The chef has said that the chickens are expected to live in appalling conditions, "without minimum wage, free schooling, free healthcare or social security." Tesco's shareholders are set to put the matter to a vote, as they are worried about the increasing number of chickens who are deserting their farms. One poultry exporter commented: "I was disheartened when the number of chickens to be shoved into the back of my lorry were decreasing day by day. I was nearly out of a job. The ones who had run away were only turning up as a roadkill a few miles down the road anyway."
Other proposals include the introduction of a progressive taxation system, whereby high-earning chickens will be taxed to fund Tesco - chickens with the most eggs, therefore, will be taxed more than those who are less productive. Members of liberal and anarchist factions have gone so far as to advocate liberalizing immigration laws and advocate a form of animal multiculturalism, whereby chickens will be free to graze with cows, run with rhinoceroses, and charge with buffalos. Anarchists want to demolish the farms altogether. Both factions' policies are less popular, however, as a trial at a farm in Africa showed that chickens were slaughtered fairly quickly, or mated with rhinos to produce a monstrous hybrid known as a rhicken, which could not be exploited as easily as the chicken, nor were its heavy eggs easy to transport. The anarchist policy of blowing up farmhouses ended up being detrimental to the chickens and the farmer.
The radical reforms have been already tried at a farm nearby Manchester for 5 years. The results of the trial were mixed. The farmer at the center of the trial said that: "The productive chickens stopped being productive. The unproductive ones stayed about the same. But they all became very eloquent, and I have to let them have these socialist rallies once a month, otherwise I'm denying their freedom of speech." Farmer Johnson did not mention that some of the chickens ran away to indulge in free schooling and free healthcare to repair the scars of their imprisonment. One chicken has even managed to fast track through the whole of secondary school and gain a diploma in management. This chicken is now assistant store manager of a Tesco branch in Cheshire.
Staff who work in Tesco's supermarkets accused their bosses of favouritism, and have been forming a society named People for the Ethical Treatment of Tesco Workers (PETTW), however, this movement's progress and membership has been meager, as they do not have a catchy enough acronym.
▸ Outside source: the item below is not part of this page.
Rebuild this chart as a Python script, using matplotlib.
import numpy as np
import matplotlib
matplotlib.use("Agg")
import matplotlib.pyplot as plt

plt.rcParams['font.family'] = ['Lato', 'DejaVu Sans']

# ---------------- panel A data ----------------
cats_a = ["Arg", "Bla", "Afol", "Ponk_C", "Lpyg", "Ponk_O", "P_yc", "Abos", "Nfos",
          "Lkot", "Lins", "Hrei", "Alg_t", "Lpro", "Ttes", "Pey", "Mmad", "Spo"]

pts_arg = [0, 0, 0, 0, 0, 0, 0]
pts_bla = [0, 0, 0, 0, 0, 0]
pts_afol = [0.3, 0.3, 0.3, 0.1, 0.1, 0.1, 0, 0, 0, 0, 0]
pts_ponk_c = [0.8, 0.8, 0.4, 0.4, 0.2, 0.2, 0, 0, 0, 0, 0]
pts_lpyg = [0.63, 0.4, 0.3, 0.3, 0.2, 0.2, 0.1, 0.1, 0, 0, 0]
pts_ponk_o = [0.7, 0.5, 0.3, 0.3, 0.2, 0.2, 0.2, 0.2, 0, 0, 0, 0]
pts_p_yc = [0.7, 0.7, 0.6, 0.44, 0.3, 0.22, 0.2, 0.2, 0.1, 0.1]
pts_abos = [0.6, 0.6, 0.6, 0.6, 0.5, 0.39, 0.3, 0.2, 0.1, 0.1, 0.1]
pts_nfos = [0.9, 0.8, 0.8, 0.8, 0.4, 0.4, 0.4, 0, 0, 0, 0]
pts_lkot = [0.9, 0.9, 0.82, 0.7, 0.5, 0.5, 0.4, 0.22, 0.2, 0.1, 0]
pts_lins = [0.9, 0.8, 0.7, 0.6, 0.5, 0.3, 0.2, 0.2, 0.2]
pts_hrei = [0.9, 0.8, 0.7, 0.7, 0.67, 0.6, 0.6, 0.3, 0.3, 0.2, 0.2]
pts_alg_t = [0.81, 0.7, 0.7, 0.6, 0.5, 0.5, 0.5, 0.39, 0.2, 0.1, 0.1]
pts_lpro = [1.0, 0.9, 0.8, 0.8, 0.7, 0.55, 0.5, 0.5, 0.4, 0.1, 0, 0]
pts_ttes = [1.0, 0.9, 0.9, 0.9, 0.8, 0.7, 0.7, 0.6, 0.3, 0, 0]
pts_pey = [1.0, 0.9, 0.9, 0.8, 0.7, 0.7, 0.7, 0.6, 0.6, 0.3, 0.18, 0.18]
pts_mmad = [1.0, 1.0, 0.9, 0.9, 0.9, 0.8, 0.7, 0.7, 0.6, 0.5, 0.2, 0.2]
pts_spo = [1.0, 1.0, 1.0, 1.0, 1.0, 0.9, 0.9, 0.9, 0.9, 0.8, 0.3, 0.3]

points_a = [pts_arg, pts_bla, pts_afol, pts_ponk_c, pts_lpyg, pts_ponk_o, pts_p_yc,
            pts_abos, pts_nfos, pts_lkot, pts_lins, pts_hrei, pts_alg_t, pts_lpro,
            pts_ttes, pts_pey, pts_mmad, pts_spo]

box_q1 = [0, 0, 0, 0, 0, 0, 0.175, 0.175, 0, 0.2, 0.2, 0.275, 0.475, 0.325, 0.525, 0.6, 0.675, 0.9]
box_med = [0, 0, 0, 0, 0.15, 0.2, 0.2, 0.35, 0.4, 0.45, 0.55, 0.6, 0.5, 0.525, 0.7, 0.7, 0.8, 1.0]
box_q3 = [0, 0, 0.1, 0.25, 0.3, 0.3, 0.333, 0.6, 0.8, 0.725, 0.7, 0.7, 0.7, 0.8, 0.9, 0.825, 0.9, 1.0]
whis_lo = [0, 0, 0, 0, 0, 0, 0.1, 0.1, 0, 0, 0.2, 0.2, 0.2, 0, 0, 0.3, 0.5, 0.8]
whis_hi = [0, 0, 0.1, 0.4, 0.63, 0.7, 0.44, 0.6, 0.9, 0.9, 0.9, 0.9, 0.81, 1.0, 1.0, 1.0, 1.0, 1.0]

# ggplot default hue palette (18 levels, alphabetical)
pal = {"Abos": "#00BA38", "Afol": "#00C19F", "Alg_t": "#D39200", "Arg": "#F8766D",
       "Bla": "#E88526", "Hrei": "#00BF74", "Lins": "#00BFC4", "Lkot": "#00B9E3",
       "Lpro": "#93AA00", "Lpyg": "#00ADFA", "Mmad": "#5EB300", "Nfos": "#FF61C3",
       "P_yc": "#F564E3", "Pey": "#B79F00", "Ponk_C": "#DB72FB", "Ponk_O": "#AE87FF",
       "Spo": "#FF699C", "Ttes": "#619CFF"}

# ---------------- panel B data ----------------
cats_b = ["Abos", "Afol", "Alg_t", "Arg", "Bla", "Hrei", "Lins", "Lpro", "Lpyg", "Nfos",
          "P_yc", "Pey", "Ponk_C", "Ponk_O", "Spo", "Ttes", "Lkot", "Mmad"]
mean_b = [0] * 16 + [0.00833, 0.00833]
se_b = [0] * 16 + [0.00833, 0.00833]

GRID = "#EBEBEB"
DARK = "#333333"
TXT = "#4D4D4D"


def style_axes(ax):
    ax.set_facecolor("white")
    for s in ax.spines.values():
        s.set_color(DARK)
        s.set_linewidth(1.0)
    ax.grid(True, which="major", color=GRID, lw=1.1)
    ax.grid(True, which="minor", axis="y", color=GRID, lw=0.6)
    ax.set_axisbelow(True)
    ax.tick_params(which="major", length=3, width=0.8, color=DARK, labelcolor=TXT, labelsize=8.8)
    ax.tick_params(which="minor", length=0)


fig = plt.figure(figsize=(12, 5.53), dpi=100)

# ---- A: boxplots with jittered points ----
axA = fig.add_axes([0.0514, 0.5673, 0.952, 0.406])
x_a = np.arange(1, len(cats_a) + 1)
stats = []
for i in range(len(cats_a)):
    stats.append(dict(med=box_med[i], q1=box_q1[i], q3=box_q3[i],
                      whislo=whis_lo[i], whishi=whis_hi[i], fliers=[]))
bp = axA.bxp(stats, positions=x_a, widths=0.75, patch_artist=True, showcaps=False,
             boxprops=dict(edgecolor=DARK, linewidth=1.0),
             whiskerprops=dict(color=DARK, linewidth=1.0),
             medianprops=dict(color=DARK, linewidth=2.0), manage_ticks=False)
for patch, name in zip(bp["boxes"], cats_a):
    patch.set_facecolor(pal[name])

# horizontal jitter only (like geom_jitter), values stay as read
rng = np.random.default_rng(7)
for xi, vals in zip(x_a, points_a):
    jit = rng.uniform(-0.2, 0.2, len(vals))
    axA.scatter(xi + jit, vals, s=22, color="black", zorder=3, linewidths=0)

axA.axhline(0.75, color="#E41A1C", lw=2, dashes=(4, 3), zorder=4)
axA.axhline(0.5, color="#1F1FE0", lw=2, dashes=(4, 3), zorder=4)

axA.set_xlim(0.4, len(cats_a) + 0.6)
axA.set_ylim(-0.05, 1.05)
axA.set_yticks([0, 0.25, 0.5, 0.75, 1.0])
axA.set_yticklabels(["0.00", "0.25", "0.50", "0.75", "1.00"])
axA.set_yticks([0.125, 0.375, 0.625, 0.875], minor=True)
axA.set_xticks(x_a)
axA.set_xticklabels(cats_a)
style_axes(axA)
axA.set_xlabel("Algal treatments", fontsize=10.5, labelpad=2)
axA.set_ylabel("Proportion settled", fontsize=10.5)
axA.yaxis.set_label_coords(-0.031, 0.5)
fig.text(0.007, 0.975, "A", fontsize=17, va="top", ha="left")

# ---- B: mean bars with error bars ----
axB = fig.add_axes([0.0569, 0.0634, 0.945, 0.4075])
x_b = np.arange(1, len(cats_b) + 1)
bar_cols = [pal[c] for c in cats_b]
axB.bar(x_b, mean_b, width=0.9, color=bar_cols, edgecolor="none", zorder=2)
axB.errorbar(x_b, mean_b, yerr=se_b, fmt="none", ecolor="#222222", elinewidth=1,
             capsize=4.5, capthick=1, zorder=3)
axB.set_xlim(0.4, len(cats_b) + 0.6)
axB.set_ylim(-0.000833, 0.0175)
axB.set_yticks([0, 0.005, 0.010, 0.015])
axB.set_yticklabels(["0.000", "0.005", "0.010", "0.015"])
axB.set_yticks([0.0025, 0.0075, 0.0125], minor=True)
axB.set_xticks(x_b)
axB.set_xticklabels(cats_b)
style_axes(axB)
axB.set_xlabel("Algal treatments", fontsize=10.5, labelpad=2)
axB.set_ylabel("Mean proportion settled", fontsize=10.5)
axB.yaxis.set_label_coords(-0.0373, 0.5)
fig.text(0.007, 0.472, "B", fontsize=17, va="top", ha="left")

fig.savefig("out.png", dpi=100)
Some humans already feel that the passing of the reforms is inevitable, and are taking drastic actions: Paul Menton requested a transfer from the branch in Hull to a nearby chicken farm, citing better conditions in the farmhouse. Last week, Tesco employees from Stoke dressed up as chickens during their day-shift and escaped to a nearby farm, where they hope to be treated better.
Well, I've never been to a Tesco supermarket and bought a chicken anyway. I had it delivered. One of them £1.99 ones too.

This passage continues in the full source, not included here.